Opinion letter to the editor

Response to “The invisible families of MIT”

After reading Grace Chua’s March 16 letter to the editor entitled “The invisible families of MIT,” we realized that many readers may not know that MIT Medical has provided resources to graduate-student families and others through our MIT Spouses and Partners Connect program (MS&PC) for more than 40 years.

Though it’s gone by several different names over the decades, MS&PC has always been a dedicated network for the significant others of MIT students, postdocs, staff, and faculty who relocate to the Boston area. MS&PC brings spouses and partners together with each other for information, support, and friendship. The program serves the entire MIT community even if you don’t receive your healthcare at MIT Medical.

MS&PC provides a wide variety of programming and support for MIT graduate student and postdoc families. One highlight is our robust Career Connect program — a series of workshops for MIT spouses and partners who are looking for work and professional development opportunities during their time at MIT. In addition, we hold weekly newcomer office hours where new families can meet our staff, ask questions, and get referrals to useful resources. Babies and children are welcome at most of our activities, and we offer free optional childcare at our weekly meetings.
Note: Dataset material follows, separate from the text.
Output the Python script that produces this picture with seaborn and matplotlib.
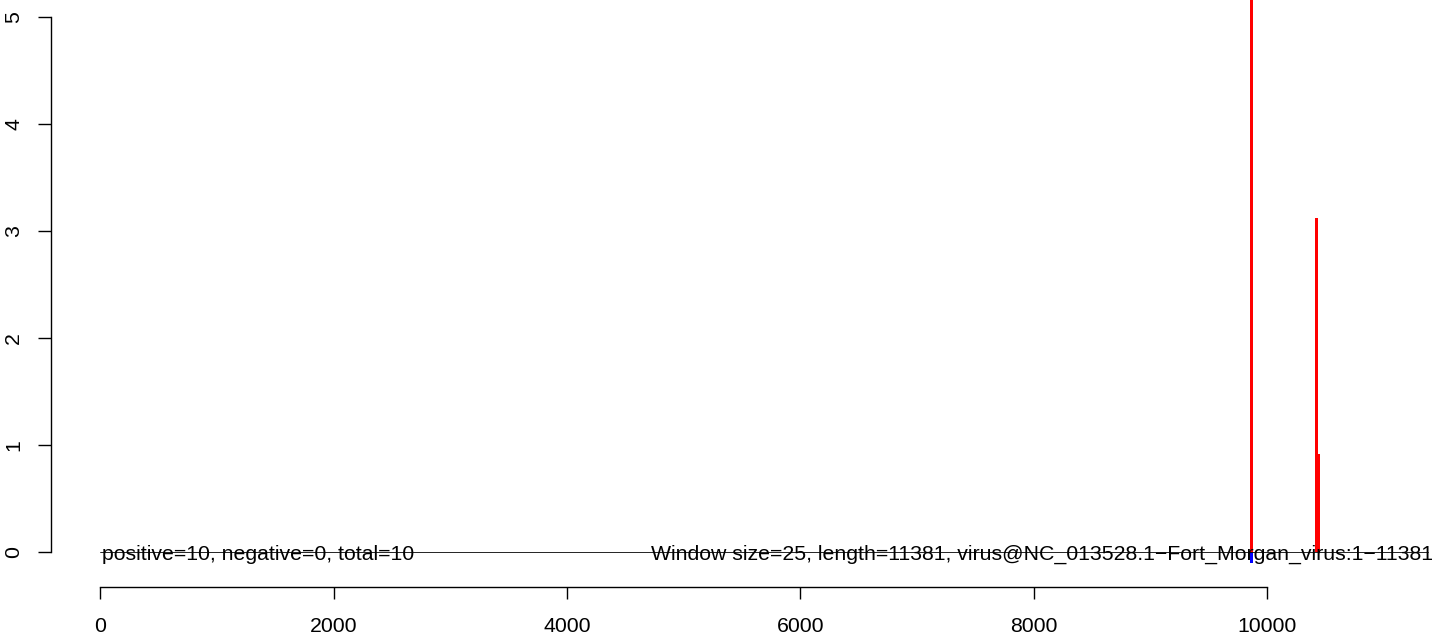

Spouses and partners are a vibrant part of our community, contributing in many ways. You live and work on our campus. You volunteer for campus organizations. You serve as GRTs. MIT’s spouses and partners continue to be absolutely critical to our collective success.
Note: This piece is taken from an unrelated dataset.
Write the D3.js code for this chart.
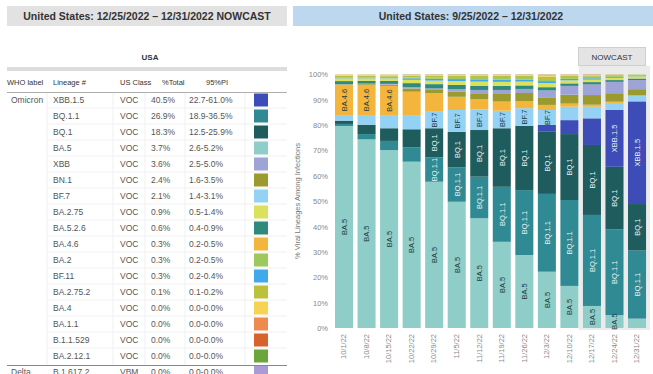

If you are looking for support, know that MS&PC is here to listen and help. And we are not your only resource. The Office of the Dean for Graduate Education (ODGE), Division of Student Life (DSL), MIT’s Work-Life Center, the International Students Office (ISO), and the International Scholars Office (ISchO) are just a handful of the many services available for you at MIT.

Being a spouse or partner at MIT can be hard. You may feel far from family, confused by a new culture, frustrated because you can’t work due to visa restrictions or childcare responsibilities, or you may just be struggling to find employment in an unknown job market. But you are not invisible. We see you, and we are ready to help.